Have you heard anything definite about Advanced? Woody & I were going mad trying to decide whether Kansas was a state. I was sure it was because in the “Wizard of Oz” the girl came from Kansas. Woody was almost convinced by that argument. Boy, we sure know geography.

Wonder what will happen with Woody & Steve this weekend. It should prove interesting anyhow. That was a dirty trick—you writing that you were going to find out how Woody felt towards Steve & then hoping I wouldn’t get it ‘til Monday. The trouble was that I didn’t.

This darned cold won’t go away. I wish you’d keep it this weekend instead of giving it back. I love you, though.

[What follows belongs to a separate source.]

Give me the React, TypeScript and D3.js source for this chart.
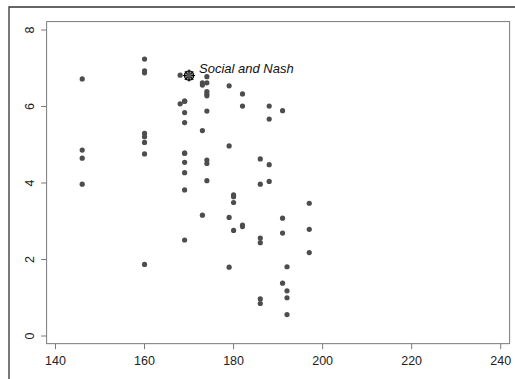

Honey, what do you think you’d have done if I hadn’t let you kiss me that first night. That’s something that I’ve done once before. It was quite a surprise to me—I was wondering all evening what I’d say to you. I’ll probably have talked to you about that this Saturday anyway. Maybe if I mail this tonight, you’ll get it tomorrow morning. It doesn’t seem probable but who knows.

Last night I was listening to the war news. Golly, hon, I don’t see how they can possibly beat Japan before three years. They’re all over China & on so many of those islands. All the experts were predicting that Germany would be defeated in October. We’re far from victory there, too. It just seems as if the war would never end. The worst of it is, for me, I’m not doing one thing to help win the war. Buying war bonds, but outside of that nothing. I wish I could act or sing or play some instrument & go overseas in a U. S. O. camp show. Then I’d feel as if I were doing at least some little thing to help. That wouldn’t be much, but at least it would be something. I wonder if I should get a war job. That wouldn’t be too smart because I know I’m not fitted for that sort of thing. But, honey, when we’re married, I won’t be content to be doing nothing to get you home sooner.

I’d like to do nurse’s aide work but I haven’t enough free time to do it. Besides all the classes are during the day. I wish the war would end.

I was just thinking of the places they might send you & this struck me very funny. Suppose they sent you to South America. That I’d like but Bill’s there & wouldn’t it be a riot if he were put in your crew. It really was a wierd [sic] thought but as you can see I’m just writing anything that comes to my mind.

Well, darling, I’d better get busy & straighten up this room. Golly, what a job. I hope you’re neat & orderly because then you’ll be a good influence on me. You are anyway.

I love you very, very much. Please don’t forget to write when you get a chance. It’s awful not to get a letter from you. I love you, honey. Now I have to wait for Mom to call & tell me what you said. I hope we can go early, darling. Every minute more that I can be with you is wonderful. I miss you so & it’s just as lonesome as it can be without you, darling. I love you, honey.

I wish tomorrow would hurry & get here but take it’s time about leaving. Why does time have to go so slowly when you’re at Stewart & so quickly when you’re home. That’s love maybe. Remind me some time to tell you how wonderful you are—

I love you, honey—

All my love,
Dottie

P. S. Are you legal yet? (Your name, I mean).